Alright, back to THE record player. It lived on a cart to go from room to room. We lived in a pretty affluent area- so I’m still not sure why a school of 500 or so kids all had to share one fucking turntable- but whatevs. Then horror of horror- Mrs. Kwast (I know- doesn’t that name sound like something you’d call your….well you know- its in the title of this post)- would put on a record. Not the latest top forty, not a story to read along with – nothing fun of any sort. It was a math test. The asshole on the speaker would begin spouting addition and subtraction problems slowly- so ya know- us dummies could feel good that we got the first five right. Then that dickweed would start speeding up- and counting on my little piggies was just not going to cut it. Finally, he’d be talking as fast as the micro-machine man (under 35?, look it up sweeties)- at this point I would just put my pencil down in resignation. I will never be able to answer these problems that quickly- and I still can’t- and neither can you- that’s why we all use calculators. And those assholes at the fancy pants smart table? They were just scribbling down the answers as easy as drawing circles on a paper. Fuckers.
But, math tests, and record players and smart motherfuckers are not what this post is about. It’s about vaginas and the day I discovered that I had one. Ya see, I had a little friend in class whose parents were way cooler than mine. I was an accidental, late in life baby. My parents were hip in the 50’s (or at least young- I don’t know about hip) and they pretty much missed the 60’s and 70’s. Dad was too busy getting drunk and Mom was too busy trying not to have a nervous break down. And that pretty much was the status quo during my third grade year as well- or today for that matter.
Anyway, my little friend always had the coolest clothes- no dorky 1960’s hand-me-downs from 47 girl cousins who were all like 10 years older than me. Oh no- she had the latest and greatest with real designer names like Esprit, Le Sport Sac and the creme de la creme Jordache Jeans. That bitch. Her parents were free love, flowers in their hair hippies. Ya know the type, gypsy skirts, tie-dye t-shirts, dream catchers and pictures of mom breast feeding. It was all a little overwhelming to my little Catholic Girl eyes. We didn’t have any of that shit in our house- and certainly not a picture of my mother breast feeding. I’m still not sure how I feel about such portraits. When I breastfed my children, I was usually tired, dark circles under my eyes, hair tossled, with a stained nursing bra flopped open, baby on one boob, while the other leaked in anticipation (sorry guys, that’s the truth- it ain’t pretty)…really not ready to have someone snap a photo for all posterity. But- to each his own.
Nevertheless, I idolized her. Oh how I longed for her cooler than cool wardrobe. She even had a Cabbage Patch Kid- not just one but a WHOLE collection. Did I have one? No. They cost $26- a fortune in my parents’ opinion.

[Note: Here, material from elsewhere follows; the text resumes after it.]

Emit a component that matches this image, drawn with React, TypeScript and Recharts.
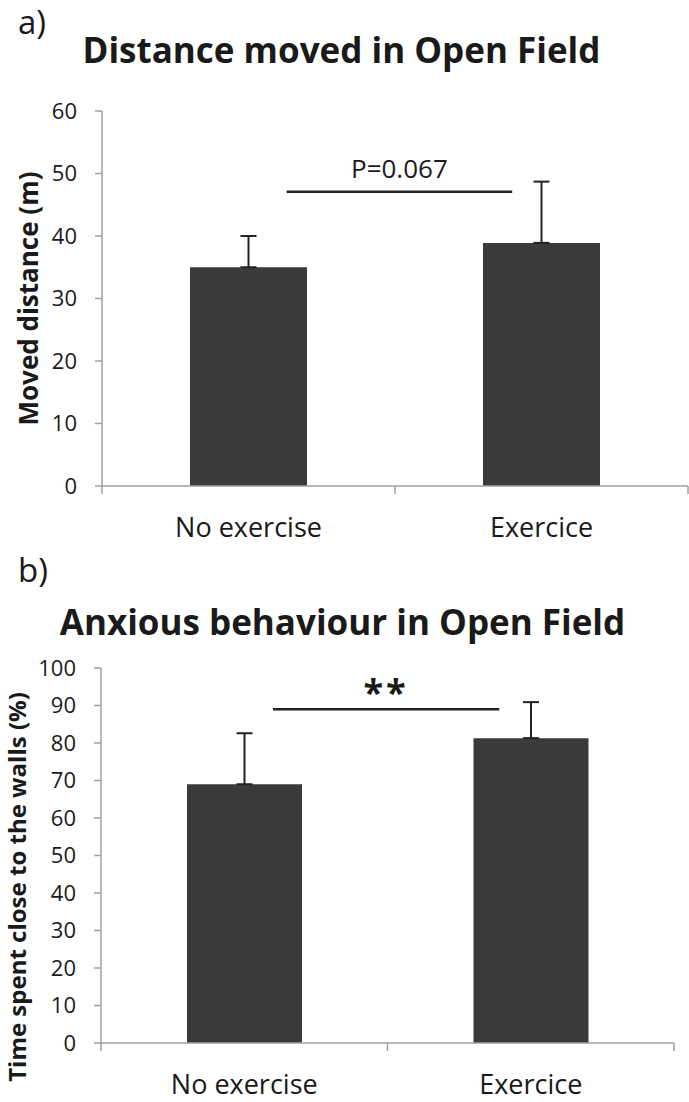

And they were not about to go out and beat off a billion people to get some ugly plastic headed, diapered doll that had adoption papers. In my 8 year old mind, that meant they didn’t love me. Looking back, I totally get it. My kids are never getting anything where I have to get up at 3 am to stand in a line to get trampled for a fucking toy. Love ya kids- but it ain’t happening.
Alright, you’ve guessed it by now, this girl knew it all. Her parents probably started giving her the lowdown on body parts during her first bath. Sex ed probably was part of their home school / montessori / crazy ass pre-school curriculum. At this point in my life, anything below the waist and above the legs was your butt. You had a pee pee hole and well, your butt. And I only had sisters- so I had no idea what was going on in a boy’s pants. So one day, we’re just playing on the play ground, doing flips on the turning bar. And out it comes. “Did you know you have a hole between where you pee and where you poo”? I just stood there in disbelief. What the fuck was she talking about? I had wiped my ass a billion times and I never saw a hole in the middle! That’s disgusting! What would that hole be for? Why does she know that? Why is she telling me that??? Oh My God. The horror. I just simply could not believe my ears. “Yep, its called a vagina, one day we will bleed out of it every month and its also where the baby comes out”. Stop it! Stop with your evil lies!!! This is crazy talk. You’re telling me that this so called “vagina” is big enough for a baby to fit through and that I’m going to be gushing blood from between my legs for the rest of my life??? Shut the fuck up. I can’t even see that hole and a baby is going to come out of it?? She obviously had no idea what she was talking about. I don’t know how I thought babies were born- or if I had even ever wondered- but I knew for certain there was no such thing as a vagina and babies do not just come shooting out of your butt.
So, being the obedient little tattle tale I was, as soon as recess ended I went right up to Mrs. Kwast (now known as Mrs. Vagina) and told her the obscene lies this little Jezebel had told me on the playground. Well, I knew she was in for it now. She got called up to the teacher and was spoken to in hushed tones. I sat there smug in my seat knowing there would be a letter going home to her parents that very afternoon.
Thank God she transferred to another school before 5th grade- so I wouldn’t have to look her in the eye. That was the big year they separated the boys from the girls and basically told boys that wet dreams were normal and warned girls that they would soon start bleeding from their vaginas. It was true. Everything she said was true. Girls have vaginas.